THE Global Justice Movement Website

THE Global Justice Movement Website
This is the "Global Justice Movement" (dot org) we refer to in the title of this blog.

Monday, April 28, 2014

Statism v. Catholic Social Teaching, III: “Monsignor New Deal”


Whether Pope Leo XIII really issued Rerum Novarum in part to refute the theories of the agrarian socialist Henry George is a debatable point . . . at least until we can get to the Vatican archives and do a little more research.  It is not, however, debatable that Henry George and a number of his modern followers believe that the pope singled out George for criticism.

Henry George
George certainly believed that he had been targeted, and unfairly, at that.  He fired off a 30,000-word “open letter” to Pope Leo XIII explaining exactly why he, George, was right, and the pope was wrong.  In light of this, it is a baffling puzzle why certain Catholic intellectuals insist to this day that there is no conflict between georgism and Catholic social teaching.

Fr. John A. Ryan
One possible answer is the work of Msgr. John A. Ryan, whose innovative theories have been formative in many people’s understanding of Catholic social teaching, despite the fact that his theories appear to contain significant errors.  Ryan, however, was able to “sanitize” George’s theories, and even managed to insert them into the 1919 American bishops’ program for social reconstruction.

Ryan later became very active in support of FDR, becoming known as “Monsignor New Deal” and “the Right Reverend New Dealer.”  This was over the objections of many bishops and Catholic intellectuals such as Dr. Franz H. Mueller, the solidarist, who were concerned about the inroads Ryan’s proposals made on private property, and the degree of State control involved.  The Central Bureau of the Catholic Central Union of America expressed grave reservations over the role that Ryan gave to the State, e.g., labor camps, State ownership of industry, confiscatory taxation on the model of George’s “single tax,” and so on.

Pius XI
Just as there is evidence that Rerum Novarum was issued to refute George, there are hints that Quadragesimo Anno was issued to refute Ryan.  Ryan’s influence has strongly affected the “social credit” movement as well as distributism and georgism.

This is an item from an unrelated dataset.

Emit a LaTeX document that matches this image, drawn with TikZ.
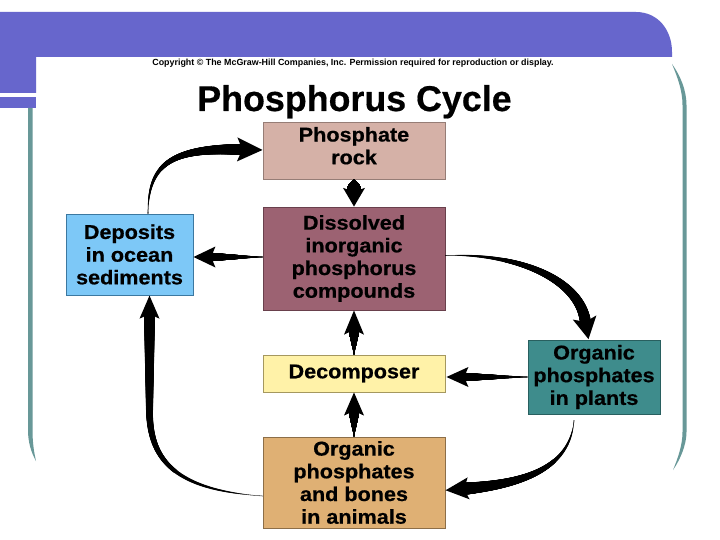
\documentclass[tikz,border=0pt]{standalone}
\usepackage{fontspec}
\setmainfont{Liberation Sans}
\newfontfamily\boxfont[FakeStretch=1.08,FakeBold=0.6]{Liberation Sans}
\newfontfamily\titlefont[FakeBold=0.5]{Liberation Sans}
\usetikzlibrary{decorations.markings,calc}
\definecolor{bandc}{RGB}{103,102,204}
\definecolor{brkc}{RGB}{104,152,152}
\definecolor{rockf}{RGB}{213,177,167}
\definecolor{rockd}{RGB}{150,125,118}
\definecolor{dissf}{RGB}{156,98,114}
\definecolor{dissd}{RGB}{105,64,76}
\definecolor{depf}{RGB}{125,200,247}
\definecolor{depd}{RGB}{60,120,160}
\definecolor{decf}{RGB}{255,242,168}
\definecolor{decd}{RGB}{165,152,95}
\definecolor{plaf}{RGB}{62,140,140}
\definecolor{plad}{RGB}{40,95,95}
\definecolor{anif}{RGB}{223,176,116}
\definecolor{anid}{RGB}{140,110,72}
\tikzset{
  box/.style n args={2}{draw=#2, fill=#1, line width=0.9pt, inner sep=0pt,
    align=center, font=\boxfont\bfseries\fontsize{20}{22.7}\selectfont},
  tarrow/.style n args={3}{
    postaction={decorate,decoration={markings,
      mark=between positions 0 and 1 step 0.002 with {%
        \pgfmathsetmacro\rr{max(0.3,0.001*#1*\pgfkeysvalueof{/pgf/decoration/mark info/sequence number})}%
        \fill[black] (0pt,0pt) circle[radius=\rr pt];}}},
    postaction={decorate,decoration={markings,
      mark=at position 0.9995 with {%
        \fill[black] (#2pt,0pt) -- ({-0.1*#2pt},{#3pt}) -- ({0.12*#2pt},0pt) -- ({-0.1*#2pt},{-#3pt}) -- cycle;}}}
  }
}
\begin{document}
\begin{tikzpicture}[x=1pt,y=-1pt]
\useasboundingbox (0,0) rectangle (720,540);
\fill[white] (0,0) rectangle (720,540);
% template decoration
\fill[bandc] (0,12) -- (636,12) .. controls (658,12) and (672,30) .. (672,52) -- (672,57) -- (36,57) -- (36,93) -- (0,93) -- cycle;
\fill[bandc] (0,97) rectangle (36,108);
\fill[brkc] (28,108) -- (32.5,108) -- (32.5,430) .. controls (32.5,443) and (34,452) .. (36,461) .. controls (31,452) and (28,442) .. (28,430) -- cycle;
\fill[brkc] (672,64) .. controls (680,75) and (686.5,90) .. (686.5,105) -- (686.5,432) .. controls (686.5,445) and (680,460) .. (673,470)
  .. controls (678,458) and (682.5,445) .. (682.5,432) -- (682.5,105) .. controls (682.5,90) and (677,76) .. (672,64) -- cycle;
% texts
\node[font=\bfseries\fontsize{8.9}{10}\selectfont, inner sep=0pt] (copy) at (353,63) {Copyright © The McGraw-Hill Companies, Inc. Permission required for reproduction or display.};
\node[font=\titlefont\bfseries\fontsize{35.8}{40}\selectfont, inner sep=0pt, anchor=base] (title) at (354.5,111) {Phosphorus Cycle};
% boxes
\node[box={rockf}{rockd}, minimum width=182pt, minimum height=57pt] (rock) at (354,150.5) {Phosphate\\rock\\[-13pt]};
\node[box={dissf}{dissd}, minimum width=182pt, minimum height=103pt] (diss) at (354,258.5) {Dissolved\\inorganic\\phosphorus\\compounds};
\node[box={depf}{depd}, minimum width=127pt, minimum height=81pt] (dep) at (129.5,254.5) {Deposits\\in ocean\\sediments};
\node[box={decf}{decd}, minimum width=182pt, minimum height=37pt] (dec) at (354,373.5) {Decomposer};
\node[box={plaf}{plad}, minimum width=132pt, minimum height=74pt] (pla) at (594,377) {Organic\\phosphates\\in plants};
\node[box={anif}{anid}, minimum width=182pt, minimum height=91pt] (ani) at (354,482.5) {Organic\\phosphates\\and bones\\in animals};
% connectors
\path[tarrow={11}{23}{12}] ($(dep.north)+(18.5,0)$) .. controls (148,165) and (170,148) .. ($(rock.west)+(-23,-1)$);
\path[tarrow={14}{17}{11}] (rock.south) -- ($(diss.north)+(0,-17)$);
\path[tarrow={8}{20}{10.5}] ($(diss.west)+(0,-1.5)$) -- ($(dep.east)+(20,2.5)$);
\path[tarrow={11}{20}{12}] ($(diss.east)+(0,-3)$) .. controls (520,253) and (578,280) .. ($(pla.north)+(-9,-20)$);
\path[tarrow={8}{20}{10}] (pla.west) -- ($(dec.east)+(21,3.5)$);
\path[tarrow={12}{21}{11}] ($(pla.south)+(-20,6)$) .. controls (570,470) and (520,484) .. ($(ani.east)+(21,6)$);
\path[tarrow={11}{21}{10}] ($(ani.west)+(0,13.5)$) .. controls (175,490) and (149.5,460) .. (149.5,410) -- ($(dep.south)+(20,21)$);
\path[tarrow={10}{22}{10}] (dec.north) -- ($(diss.south)+(0,22)$);
\path[tarrow={10}{21}{10}] (ani.north) -- ($(dec.south)+(0,21)$);
\end{tikzpicture}
\end{document}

This is why CESJ’s Capital Homesteading proposal recommends that tax reform and monetary reform go hand in hand, being based on the three principles of economic justice (Participation, Distribution, and Social Justice), and the four pillars of an economically just society:

·      A limited economic role for the State,

·      Free and open markets as the best means for determining just wages, just prices, and just profits,

·      Restoration of the rights of private property, especially in corporate equity, and

·      Widespread direct ownership of capital.